-- start of DATA EXCERPT --

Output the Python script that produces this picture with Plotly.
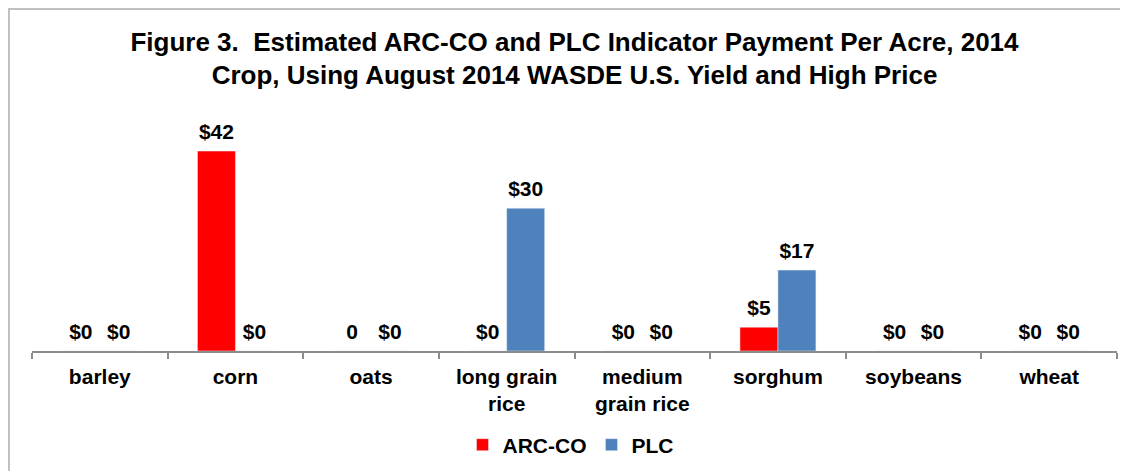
import plotly.graph_objects as go

categories = ["barley", "corn", "oats", "long grain<br>rice", "medium<br>grain rice",
              "sorghum", "soybeans", "wheat"]
arc_values = [0, 42, 0, 0, 0, 5, 0, 0]
plc_values = [0, 0, 0, 30, 0, 17, 0, 0]
arc_labels = ["$0", "$42", "0", "$0", "$0", "$5", "$0", "$0"]
plc_labels = ["$0", "$0", "$0", "$30", "$0", "$17", "$0", "$0"]

RED = "#FF0000"
BLUE = "#4F81BD"
FONT = "Liberation Sans, Arial, sans-serif"
lab_font = dict(family=FONT, size=21, color="black", weight="bold")

fig = go.Figure()
fig.add_trace(go.Bar(x=categories, y=arc_values, name="ARC-CO", marker_color=RED,
                     offsetgroup="a", hoverinfo="skip"))
fig.add_trace(go.Bar(x=categories, y=plc_values, name="PLC", marker_color=BLUE,
                     offsetgroup="b", hoverinfo="skip"))
fig.add_trace(go.Scatter(x=categories, y=arc_values, text=arc_labels, mode="markers+text",
                         textposition="top center", textfont=lab_font,
                         marker=dict(size=10, opacity=0), offsetgroup="a",
                         showlegend=False, hoverinfo="skip", cliponaxis=False))
fig.add_trace(go.Scatter(x=categories, y=plc_values, text=plc_labels, mode="markers+text",
                         textposition="top center", textfont=lab_font,
                         marker=dict(size=10, opacity=0), offsetgroup="b",
                         showlegend=False, hoverinfo="skip", cliponaxis=False))

fig.update_layout(
    width=1120, height=463,
    margin=dict(l=24, r=11, t=105, b=120, autoexpand=False),
    paper_bgcolor="white", plot_bgcolor="white",
    barmode="group", bargap=0.44, bargroupgap=0,
    scattermode="group", scattergap=0.44,
    title=dict(
        text="Figure 3.  Estimated ARC-CO and PLC Indicator Payment Per Acre, 2014<br>"
             "Crop, Using August 2014 WASDE U.S. Yield and High Price",
        x=0.5, xref="paper", xanchor="center",
        y=1 - 42.5 / 463, yref="container", yanchor="middle",
        font=dict(family=FONT, size=26, color="black", weight="bold"),
    ),
    xaxis=dict(showline=True, linecolor="#8c8c8c", linewidth=1.5,
               ticks="outside", ticklen=6, tickcolor="#8c8c8c", tickwidth=1.5,
               tickson="boundaries", showgrid=False, ticklabelstandoff=6,
               tickfont=lab_font, fixedrange=True, automargin=False),
    yaxis=dict(range=[0, 50], visible=False, fixedrange=True),
    legend=dict(orientation="h", x=0.5 - 4 / 1085, xanchor="center", y=-0.395,
                yanchor="middle", font=lab_font, traceorder="normal"),
    showlegend=True,
    shapes=[dict(type="rect", xref="paper", yref="paper",
                 x0=-0.0212, x1=1.2, y0=-1.5, y1=1.437,
                 line=dict(color="#c0c0c0", width=2), layer="below")],
)

fig.write_html("out.html")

-- end of DATA EXCERPT --

• **THE EXERCISE**:
Print the complete listing exactly as it stands, without its pictures.

• **EXERCISE OUTPUT**:
Output the Python script that produces this picture with Plotly.
import plotly.graph_objects as go

categories = ["barley", "corn", "oats", "long grain<br>rice", "medium<br>grain rice",
              "sorghum", "soybeans", "wheat"]
arc_values = [0, 42, 0, 0, 0, 5, 0, 0]
plc_values = [0, 0, 0, 30, 0, 17, 0, 0]
arc_labels = ["$0", "$42", "0", "$0", "$0", "$5", "$0", "$0"]
plc_labels = ["$0", "$0", "$0", "$30", "$0", "$17", "$0", "$0"]

RED = "#FF0000"
BLUE = "#4F81BD"
FONT = "Liberation Sans, Arial, sans-serif"
lab_font = dict(family=FONT, size=21, color="black", weight="bold")

fig = go.Figure()
fig.add_trace(go.Bar(x=categories, y=arc_values, name="ARC-CO", marker_color=RED,
                     offsetgroup="a", hoverinfo="skip"))
fig.add_trace(go.Bar(x=categories, y=plc_values, name="PLC", marker_color=BLUE,
                     offsetgroup="b", hoverinfo="skip"))
fig.add_trace(go.Scatter(x=categories, y=arc_values, text=arc_labels, mode="markers+text",
                         textposition="top center", textfont=lab_font,
                         marker=dict(size=10, opacity=0), offsetgroup="a",
                         showlegend=False, hoverinfo="skip", cliponaxis=False))
fig.add_trace(go.Scatter(x=categories, y=plc_values, text=plc_labels, mode="markers+text",
                         textposition="top center", textfont=lab_font,
                         marker=dict(size=10, opacity=0), offsetgroup="b",
                         showlegend=False, hoverinfo="skip", cliponaxis=False))

fig.update_layout(
    width=1120, height=463,
    margin=dict(l=24, r=11, t=105, b=120, autoexpand=False),
    paper_bgcolor="white", plot_bgcolor="white",
    barmode="group", bargap=0.44, bargroupgap=0,
    scattermode="group", scattergap=0.44,
    title=dict(
        text="Figure 3.  Estimated ARC-CO and PLC Indicator Payment Per Acre, 2014<br>"
             "Crop, Using August 2014 WASDE U.S. Yield and High Price",
        x=0.5, xref="paper", xanchor="center",
        y=1 - 42.5 / 463, yref="container", yanchor="middle",
        font=dict(family=FONT, size=26, color="black", weight="bold"),
    ),
    xaxis=dict(showline=True, linecolor="#8c8c8c", linewidth=1.5,
               ticks="outside", ticklen=6, tickcolor="#8c8c8c", tickwidth=1.5,
               tickson="boundaries", showgrid=False, ticklabelstandoff=6,
               tickfont=lab_font, fixedrange=True, automargin=False),
    yaxis=dict(range=[0, 50], visible=False, fixedrange=True),
    legend=dict(orientation="h", x=0.5 - 4 / 1085, xanchor="center", y=-0.395,
                yanchor="middle", font=lab_font, traceorder="normal"),
    showlegend=True,
    shapes=[dict(type="rect", xref="paper", yref="paper",
                 x0=-0.0212, x1=1.2, y0=-1.5, y1=1.437,
                 line=dict(color="#c0c0c0", width=2), layer="below")],
)

fig.write_html("out.html")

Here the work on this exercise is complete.